L’Arabie Saoudite va-t-elle vendre ses titres américains?

L’Arabie saoudite menace de liquider 750 milliards d’actifs américains qu’elle détient si le Congrès venait à passer une loi s’intéressant au rôle du pays dans les attentats du 11 septembre 2001. Quelle serait l’impact d’une mise à exécution de cette menace, notamment sur les titres du trésor américain qui représentent le plus gros du portefeuille?

Cet effet serait sans doute bien plus modéré qu’on ne peut le craindre. La dette d’oncle Sam est un actif très recherché car il ne comporte aucun défaut de paiement (ou bien alors minime lorsque le Congrès fait pression sur la limite d’endettement comme en 2011) et est disponible en grandes quantités. Cette forte demande se voit clairement dans le rendement historiquement bas sur ces titres (1.8 pourcent à 10 ans). Une vente par l’Arabie ferait un peu baisser les prix de ces titres (et donc monter le rendement), mais cela les rendrait très attractifs pour les autres investisseurs qui reprendraient bien volontiers le portefeuille. Au final nous aurions donc un changement de détenteur avec un effet modéré sur les rendements.

Cette analyse n’a rien d’abstrait. L’appétit des investisseurs publics étrangers (dont les banques centrales) pour la dette américaine s’est en effet nettement réduit ces dernières années. La figure ci-dessous montre le flux d’achats de ces titres par les investisseurs publics (ligne rouge), privés (ligne verte), et leur somme (ligne bleue), prenant les données de la balance américaine des paiements. Nous constatons clairement que les banques centrales étrangères ont fortement réduit leur achats depuis 2012, et sont même devenues vendeuses en 2015 pour près de 110 milliards de dollar.
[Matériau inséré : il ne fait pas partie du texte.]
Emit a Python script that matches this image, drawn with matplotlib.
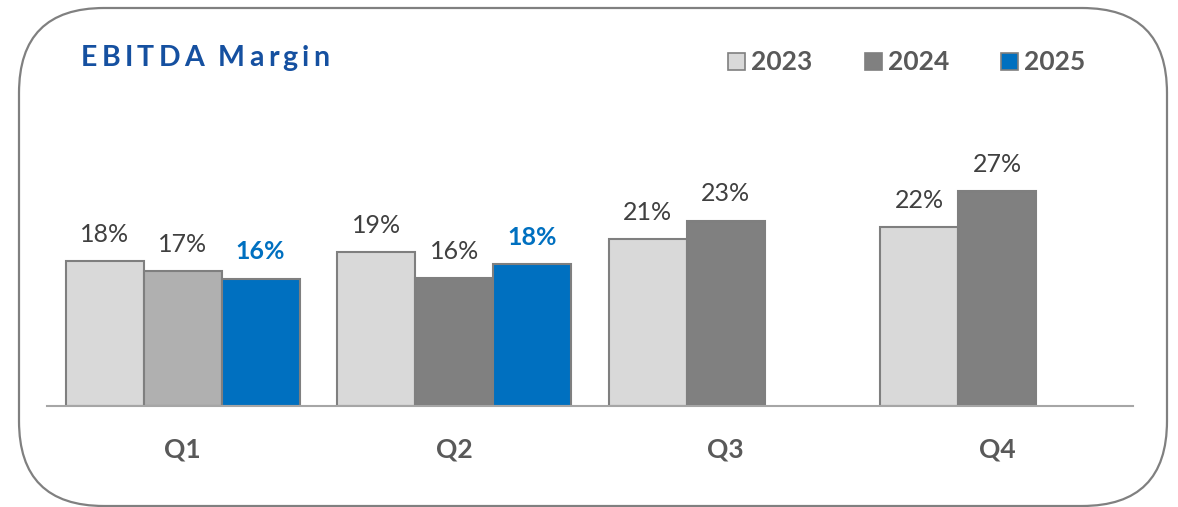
import numpy as np
import matplotlib.pyplot as plt
from matplotlib.patches import FancyBboxPatch, Rectangle

plt.rcParams['font.family'] = ['Lato', 'DejaVu Sans']

quarters = ['Q1', 'Q2', 'Q3', 'Q4']
years = ['2023', '2024', '2025']
margin_2023 = [18.0, 19.1, 20.7, 22.2]
margin_2024 = [16.7, 15.9, 23.0, 26.7]
margin_2025 = [15.8, 17.6, None, None]
title = 'EBITDA Margin'

W, H = 1178, 507
fig = plt.figure(figsize=(W / 100, H / 100), dpi=100)

# background axes in pixel coordinates for the rounded frame
bg = fig.add_axes([0, 0, 1, 1])
bg.set_xlim(0, W)
bg.set_ylim(H, 0)
bg.axis('off')
frame = FancyBboxPatch((19, 8), 1148, 498, boxstyle='round,pad=0,rounding_size=85',
                       fc='white', ec='#808080', lw=1.6)
bg.add_patch(frame)

ax = fig.add_axes([47 / W, (H - 406) / H, (1133 - 47) / W, (406 - 120) / H])
ax.set_xlim(-0.5, 3.5)
ax.set_ylim(0, 35.5)
ax.patch.set_alpha(0)
for s in ['top', 'right', 'left']:
    ax.spines[s].set_visible(False)
ax.spines['bottom'].set_color('#a6a6a6')
ax.spines['bottom'].set_linewidth(1.5)
ax.set_yticks([])
ax.set_xticks(range(4))
ax.set_xticklabels(quarters, fontsize=19, fontweight='bold', color='#595959')
ax.tick_params(axis='x', length=0, pad=23)

x = np.arange(4)
bw = 0.287
fills = ['#d9d9d9', '#808080', '#0070c0']
series = [margin_2023, margin_2024, margin_2025]
for i, vals in enumerate(series):
    for j, v in enumerate(vals):
        if v is None:
            continue
        c = fills[i]
        if i == 1 and j == 0:
            c = '#b0b0b0'
        xp = x[j] + (i - 1) * bw
        ax.bar(xp, v, bw, color=c, edgecolor='#7f7f7f', lw=1.5, zorder=2)
        if i == 2:
            ax.annotate(f'{v:.0f}%', (xp, v), xytext=(0, 11), textcoords='offset points',
                        ha='center', va='bottom', fontsize=18, fontweight='bold',
                        color='#0070c0')
        else:
            ax.annotate(f'{v:.0f}%', (xp, v), xytext=(0, 11), textcoords='offset points',
                        ha='center', va='bottom', fontsize=18, color='#404040')

# title, drawn letter by letter to get the wide tracking
fig.canvas.draw()
r = fig.canvas.get_renderer()
tx = 81
for ch in title:
    t = bg.text(tx, 58, ch, fontsize=20.5, fontweight='bold', color='#1550a0',
                ha='left', va='center')
    if ch == ' ':
        tx += 10
    else:
        tx += t.get_window_extent(r).width + 4.2

# legend
leg_x = [728, 865, 1001]
for i, yr in enumerate(years):
    bg.add_patch(Rectangle((leg_x[i], 53), 17, 17, fc=fills[i], ec='#7f7f7f', lw=1.2))
    bg.text(leg_x[i] + 23, 62, yr, fontsize=19, fontweight='bold', color='#595959',
            ha='left', va='center')

fig.savefig('out.png', dpi=100)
Ces ventes n’ont pas entrainé une hausse des rendements sur la dette publique américaine. La figure ci-dessous montre les rendements des titres du gouvernement américain à 1, 2, 5 et 10 ans. Ces rendements sont clairement restés stables depuis 2014, à part une hausse récente des rendements à 1 et 2 ans qui reflète principalement la perspective de remontée des taux de la Fed. Les rendements sur les titres à plus long terme se sont clairement inscrits à la baisse. En d’autres termes, la réduction des achats par les banques centrales étrangères à clairement été compensée par des achats d’autres investisseurs, y compris américains.

Un bémol à cette analyse est que les montants dont parle l’Arabie saoudite sont très élevés, et qu’une liquidation rapide pourrait avoir un effet nettement plus fort sur les marchés. Mais dans ce cas le premier perdant serait l’Arabie elle-même qui réaliserait une énorme perte de valeur sur ces titres. Les investisseurs les achetant seraient eux tout sourire, et le trésor américain devrait certes faire face à une hausse de rendement, mais depuis un niveau exceptionnellement bas.

Pour paraphraser l’adage bien connu, si oncle Sam vous doit 750 milliards de dollar, c’est vous qui dormez mal.

Cédric Tille

Cédric Tille est professeur d'économie à l'Institut des IHEID de Genève depuis 2007. Il a auparavant travaillé pendant neuf ans comme économiste chercheur à la Federal Reserve Bank of New York. Il est spécialiste des questions macroéconomiques, en particulier des politiques monétaires et budgétaires et des dimensions internationales comme les flux financiers.